I attended a session at Wolverhampton this last week on ‘Teaching with Facebook’ run by Jon Bernardes, the Technology-Supported Learning Coordinator in my School, and Emma Purnell, Blended Learning Advisor. Jon had attempted to run one of his Sociology modules last term using Facebook (not our VLE) as the online platform where students would engage in discussion. Whilst this was an interesting session, and I was curious as to how, precisely, FB could be used as a platform to teach in, I kept hearing them say that they were trying to replicate the kind of conditions that are automatically set up in a VLE in Facebook. In a VLE a ‘safe’, ‘closed’ space is set up for any given module cohort. Both tutor and students on a module know that this is a space for their module community. The closed nature of the online space is important if significant work is going to be undertaken in the online space (particularly if it is going to be assessed, perhaps). Neither tutor or students want other people ‘wandering in’ to a class cohort from outside. To replicate this a certain number of manoeuvres had had to be made in FB — including starting an entirely new FB group, asking all students to set up an entirely new email account and then getting them to use that email address to create a new FB persona, which was to be used solely for this group. What the tutors were trying to avoid was precisely having anyone and everyone’s FB friends joining in and also seeing the personal/social stuff of the involved students that will be running on their usual FB pages.

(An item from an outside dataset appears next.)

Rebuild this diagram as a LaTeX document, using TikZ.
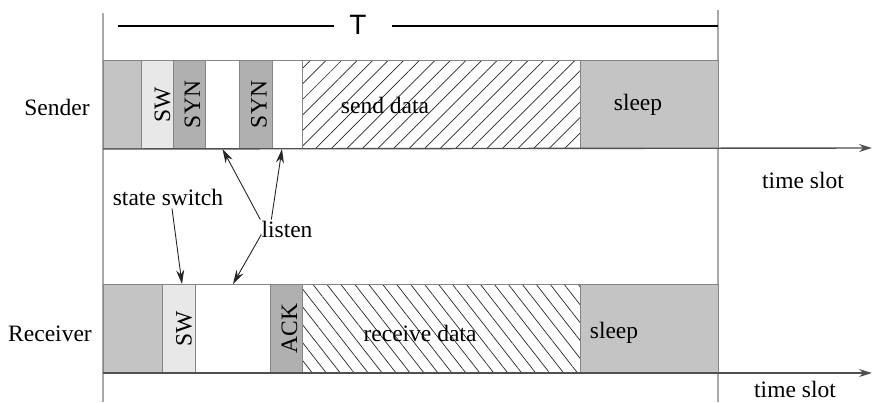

Whilst it appeared that the students had responded quite well, and arguments were also made about students already being familiar with FB as a technology whereas they had to ‘learn’ how to manoeuvre around the VLE (not, in my experience, something students find difficult if given clear instructions) I’m not persuaded for my own purposes to give this a go. My colleague Aidan Byrne also raised the rightful concern that people are increasingly having with FB as to the way it is creaming off information about you, based on all sorts of things you might say about yourself, and using them for advertising purposes (i.e adverts will target you on FB based on the information you put on it). Do we want our students to be working in such a space? We are all so bombarded with consumer information so much of the time (and increasingly so online) that it’s actually a breath of fresh air to be able to go into a VLE discussion space and know it is solely a place for focussed learning free from market demands.
I’m not entirely anti-FB — I have a FB account myself — but there are all sorts of reasons why I think trying to teach with it is a bit of a minefield. Here’s just one recent article in the New York Times raising concerns about just what info FB is taking about you (based on image recognition). A university education (to me) should be about critiquing and exposing such covert use of personal information within our culture, not just buying into it without being fully aware of what we are doing.